At Spica, we wanted to explore how we could apply these technologies in the workplace and uncover how this new wealth of data can directly benefit the businesses we work with. Since our largest test dataset relates to individual desk sensing (presence), could we build a Machine Learning model that can uncover which factors most strongly determine whether a desk will be used or not? Can we predict when a desk will be occupied in the future and predict how many people will be in the building? What effect does a workplace policy have on the average number of hours spent at work? How do changes in environmental conditions affect how the space is used – and how will changes in the weather change how the space is used in the future?

These are the kinds of insights we wish to gain so that we can help our customers provide a highly productive, comfortable, and efficient workplace, whether through the optimisation of cleaning and maintenance services, the use of energy for power, light, and heating, right through to helping the catering teams avoid food waste.

So, to the technology. If you were going to predict if a particular desk in your office was occupied, probably the most important dimension would be the hour of the day, since it’s natural to assume that a desk will more likely be occupied at 2:00pm than at 2:00am.

Another important factor is the day of the week, people generally are in the office more on a Monday than on a Sunday. After a quick bit of data aggregation, we can see these simple patterns in our base dataset (based around roughly 1000 desks, and around 12 months of data).

Using an algorithm called a “decision tree regressor”, we can combine these inputs into a model which will predict desk occupancy throughout the week.

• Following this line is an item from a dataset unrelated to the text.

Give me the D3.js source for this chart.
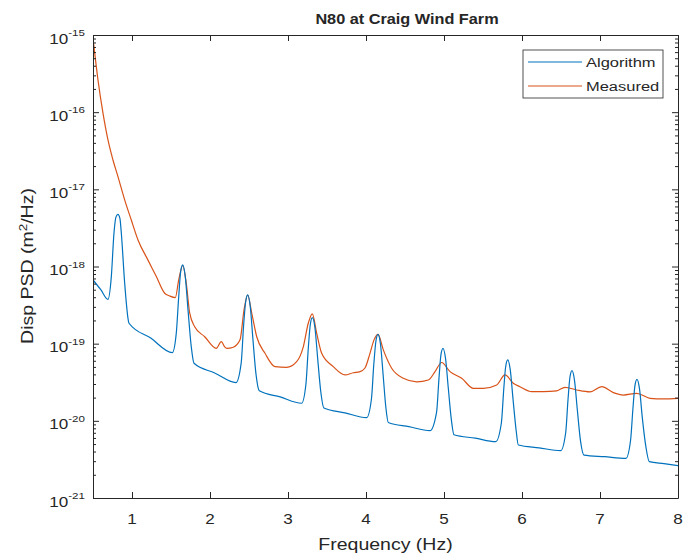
<!DOCTYPE html>
<html>
<head>
<meta charset="utf-8">
<script src="https://cdn.jsdelivr.net/npm/d3@7"></script>
<style>
  html, body { margin: 0; padding: 0; background: #fff; }
  svg text { font-family: "Liberation Sans", Arial, Helvetica, sans-serif; fill: #262626; }
</style>
</head>
<body>
<svg id="chart" width="684" height="558"></svg>
<script>
// frequency (Hz) / displacement PSD (m^2/Hz)
const algFreq = [0.50, 0.60, 0.692, 0.735, 0.769, 0.795, 0.82, 0.845, 0.863, 0.906, 0.962,
  1.24, 1.517, 1.568, 1.599, 1.624, 1.650, 1.683, 1.718, 1.76, 1.795,
  2.06, 2.333, 2.40, 2.43, 2.457, 2.483, 2.516, 2.55, 2.59, 2.632,
  2.90, 3.175, 3.23, 3.26, 3.286, 3.312, 3.345, 3.38, 3.42, 3.46,
  3.73, 4.009, 4.07, 4.10, 4.128, 4.154, 4.187, 4.22, 4.255, 4.286,
  4.55, 4.82, 4.905, 4.936, 4.961, 4.987, 5.02, 5.055, 5.095, 5.128,
  5.40, 5.663, 5.735, 5.766, 5.791, 5.817, 5.85, 5.885, 5.925, 5.953,
  6.22, 6.496, 6.56, 6.59, 6.615, 6.641, 6.674, 6.709, 6.75, 6.795,
  7.06, 7.333, 7.392, 7.423, 7.448, 7.474, 7.507, 7.542, 7.59, 7.632,
  7.82, 8.0];
const algPsd = [6.7e-19, 5.0e-19, 3.76e-19, 7.4e-19, 2.72e-18, 4.4e-18, 4.75e-18, 4.2e-18, 2.72e-18, 6.1e-19, 1.84e-19,
  1.18e-19, 7.64e-20, 1.38e-19, 4.07e-19, 8.6e-19, 1.05e-18, 7.4e-19, 2.75e-19, 9.1e-20, 5.57e-20,
  4.17e-20, 3.13e-20, 5.65e-20, 1.67e-19, 3.47e-19, 4.28e-19, 3.03e-19, 1.15e-19, 4.0e-20, 2.46e-20,
  2.04e-20, 1.69e-20, 3.0e-20, 8.65e-20, 1.77e-19, 2.17e-19, 1.62e-19, 6.5e-20, 2.4e-20, 1.47e-20,
  1.27e-20, 1.1e-20, 1.93e-20, 5.4e-20, 1.09e-19, 1.32e-19, 9.6e-20, 3.9e-20, 1.48e-20, 9.5e-21,
  8.4e-21, 7.45e-21, 1.3e-20, 3.6e-20, 7.2e-20, 8.7e-20, 6.4e-20, 2.66e-20, 1.02e-20, 6.6e-21,
  5.96e-21, 5.37e-21, 9.3e-21, 2.56e-20, 5.06e-20, 6.15e-20, 4.54e-20, 1.91e-20, 7.5e-21, 4.86e-21,
  4.47e-21, 4.1e-21, 7.0e-21, 1.89e-20, 3.7e-20, 4.47e-20, 3.3e-20, 1.4e-20, 5.5e-21, 3.6e-21,
  3.43e-21, 3.27e-21, 5.6e-21, 1.48e-20, 2.86e-20, 3.45e-20, 2.57e-20, 1.11e-20, 4.5e-21, 2.96e-21,
  2.79e-21, 2.63e-21];

const measFreq = [0.50, 0.564, 0.628, 0.692, 0.756, 0.82, 0.906, 0.991, 1.077, 1.205, 1.312,
  1.419, 1.483, 1.555, 1.599, 1.65, 1.696, 1.74, 1.804, 1.932, 2.08, 2.145, 2.189, 2.214,
  2.299, 2.385, 2.436, 2.483, 2.535, 2.599, 2.705, 2.833, 2.983, 3.111, 3.196, 3.26, 3.312,
  3.368, 3.432, 3.58, 3.731, 3.837, 3.923, 3.987, 4.051, 4.103, 4.154, 4.222, 4.329, 4.478,
  4.65, 4.799, 4.885, 4.97, 5.077, 5.227, 5.376, 5.504, 5.676, 5.782, 5.888, 5.974, 6.124,
  6.273, 6.445, 6.551, 6.701, 6.872, 7.022, 7.171, 7.299, 7.471, 7.641, 7.812, 8.0];
const measPsd = [9.1e-16, 2.61e-16, 9.7e-17, 4.36e-17, 2.4e-17, 1.46e-17, 7.3e-18, 4.0e-18, 2.21e-18, 1.21e-18, 7.4e-19,
  4.5e-19, 4.15e-19, 3.95e-19, 6.7e-19, 1.03e-18, 6.05e-19, 2.48e-19, 1.66e-19, 1.23e-19, 8.7e-20, 1.06e-19, 9.1e-20, 8.7e-20,
  9.0e-20, 1.12e-19, 2.73e-19, 4.27e-19, 2.48e-19, 1.23e-19, 7.5e-20, 5.04e-20, 4.94e-20, 5.85e-20, 9.1e-20, 1.84e-19, 2.43e-19,
  1.36e-19, 7.5e-20, 5.04e-20, 3.93e-20, 4.2e-20, 4.34e-20, 4.84e-20, 7.5e-20, 1.12e-19, 1.32e-19, 8.3e-20, 4.8e-20, 3.56e-20,
  3.2e-20, 3.38e-20, 4.34e-20, 5.7e-20, 4.34e-20, 3.56e-20, 2.64e-20, 2.64e-20, 2.92e-20, 3.93e-20, 3.07e-20, 2.77e-20, 2.39e-20,
  2.39e-20, 2.45e-20, 2.72e-20, 2.51e-20, 2.37e-20, 2.77e-20, 2.32e-20, 2.16e-20, 2.27e-20, 1.96e-20, 1.92e-20, 1.96e-20];

const xTicks = [1, 2, 3, 4, 5, 6, 7, 8];
const yExponents = [-21, -20, -19, -18, -17, -16, -15];
const seriesNames = ["Algorithm", "Measured"];
const seriesColors = ["#0072BD", "#D95319"];

const plotL = 93, plotR = 678, plotT = 35, plotB = 498;
const axisColor = "#262626";
const sx = 1.22; // glyphs in the original are wider than Liberation Sans

const svg = d3.select("#chart");

const x = d3.scaleLinear().domain([0.5, 8]).range([plotL, plotR]);
const y = d3.scaleLog().domain([1e-21, 1e-15]).range([plotB, plotT]);

function wideText(g, tx, ty, anchor, size, weight, stretch) {
  return g.append("text")
    .attr("transform", `translate(${tx},${ty}) scale(${stretch || sx},1)`)
    .attr("text-anchor", anchor)
    .style("font-size", size + "px")
    .style("font-weight", weight || "normal");
}

// clip for the lines
svg.append("clipPath").attr("id", "plotclip")
  .append("rect").attr("x", plotL).attr("y", plotT).attr("width", plotR - plotL).attr("height", plotB - plotT);

// lines
const line = d3.line().curve(d3.curveMonotoneX)
  .x(d => x(d[0])).y(d => y(d[1]));

const series = [
  d3.zip(algFreq, algPsd),
  d3.zip(measFreq, measPsd)
];

// orange first, blue over it
svg.append("g").attr("clip-path", "url(#plotclip)")
  .selectAll("path")
  .data([1, 0])
  .join("path")
  .attr("d", i => line(series[i]))
  .attr("fill", "none")
  .attr("stroke", i => seriesColors[i])
  .attr("stroke-width", 1.2);

// axes (ticks point inward, box on)
const minor = y.ticks().filter(v => Math.abs(Math.log10(v) - Math.round(Math.log10(v))) > 1e-6);
const major = yExponents.map(e => Math.pow(10, e));

function styleAxis(g) {
  g.selectAll(".domain").attr("stroke", axisColor);
  g.selectAll(".tick line").attr("stroke", axisColor);
  g.selectAll(".tick text").remove();
}

svg.append("g").attr("transform", `translate(0,${plotB})`)
  .call(d3.axisBottom(x).tickValues(xTicks).tickSizeInner(-6).tickSizeOuter(0))
  .call(styleAxis);
svg.append("g").attr("transform", `translate(0,${plotT})`)
  .call(d3.axisTop(x).tickValues(xTicks).tickSizeInner(-6).tickSizeOuter(0))
  .call(styleAxis);

svg.append("g").attr("transform", `translate(${plotL},0)`)
  .call(d3.axisLeft(y).tickValues(major).tickSizeInner(-6).tickSizeOuter(0))
  .call(styleAxis);
svg.append("g").attr("transform", `translate(${plotL},0)`)
  .call(d3.axisLeft(y).tickValues(minor).tickSizeInner(-3).tickSizeOuter(0))
  .call(styleAxis).select(".domain").remove();
svg.append("g").attr("transform", `translate(${plotR},0)`)
  .call(d3.axisRight(y).tickValues(major).tickSizeInner(-6).tickSizeOuter(0))
  .call(styleAxis);
svg.append("g").attr("transform", `translate(${plotR},0)`)
  .call(d3.axisRight(y).tickValues(minor).tickSizeInner(-3).tickSizeOuter(0))
  .call(styleAxis).select(".domain").remove();

// tick labels
const labels = svg.append("g");
xTicks.forEach(t => {
  wideText(labels, x(t), plotB + 26, "middle", 14).text(t);
});
yExponents.forEach(e => {
  const t = wideText(labels, plotL - 8, y(Math.pow(10, e)) + 8.5, "end", 14);
  t.append("tspan").text("10");
  t.append("tspan").attr("dy", -7.5).style("font-size", "9.5px").text(e);
});

// axis titles
wideText(svg, 385.5, 550, "middle", 16).text("Frequency (Hz)");
const yl = svg.append("text")
  .attr("transform", `translate(33,266) rotate(-90) scale(${sx},1)`)
  .attr("text-anchor", "middle")
  .style("font-size", "16px");
yl.append("tspan").text("Disp PSD (m");
yl.append("tspan").attr("dy", -6).style("font-size", "11px").text("2");
yl.append("tspan").attr("dy", 6).text("/Hz)");

wideText(svg, 407, 24, "middle", 15.5, "bold", 1.05).text("N80 at Craig Wind Farm");

// legend
const lg = svg.append("g");
lg.append("rect").attr("x", 523).attr("y", 50).attr("width", 140).attr("height", 48)
  .attr("fill", "#fff").attr("stroke", axisColor).attr("stroke-width", 0.8);
seriesNames.forEach((name, i) => {
  const ly = 62 + i * 24;
  lg.append("line").attr("x1", 528).attr("x2", 582).attr("y1", ly).attr("y2", ly)
    .attr("stroke", seriesColors[i]).attr("stroke-width", 1.2);
  wideText(lg, 586, ly + 5, "start", 13.5).text(name);
});
</script>
</body>
</html>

By examining this model we can see some interesting details. For example, people go home early on a Friday, then a smaller number of people come back into the office after a couple of hours, possibly to collect their belongings after a trip to the pub! If we train this model on the first 80% of the days in our dataset, we can see how well it fares when predicting the occupancy during the latter 20%:

The accuracy of our model on our test set turned out to be 93% when we compared it with actuals. Not bad, but could be a lot better. An interesting prediction of our model is that Monday is the second quietest weekday after Friday, a closer look at some of our test set yields this:

What happened on Monday? The model predicted a fairly busy day at the office as usual but almost nobody showed up according to our actual data. Upon closer inspection this particular Monday turns out to have been the August bank holiday.

Let’s educate our model about UK bank holidays  – after retraining our model:

Over 99% accuracy! This corresponds to an average error of less than 1 minute in 60. If we chart the model again, we now see that Monday has now overtaken Tuesday as the busiest day in the office, and Friday is now closer to the other weekdays too.

Now, this all sounds pretty obvious to us – but the point here is that the machine learning algorithm has uncovered these patterns itself and can begin to uncover other patterns and correlations which are much less obvious. We will be able to train our model to anticipate seasonal effects such as the school holidays, and plan to integrate historic weather, transport and traffic data to see if these factors can help improve our model even more.

Training better models and integrating machine learning predictions into our products will become an increasingly important tool in ensuring the experience of working and operating in a building is the best it can be.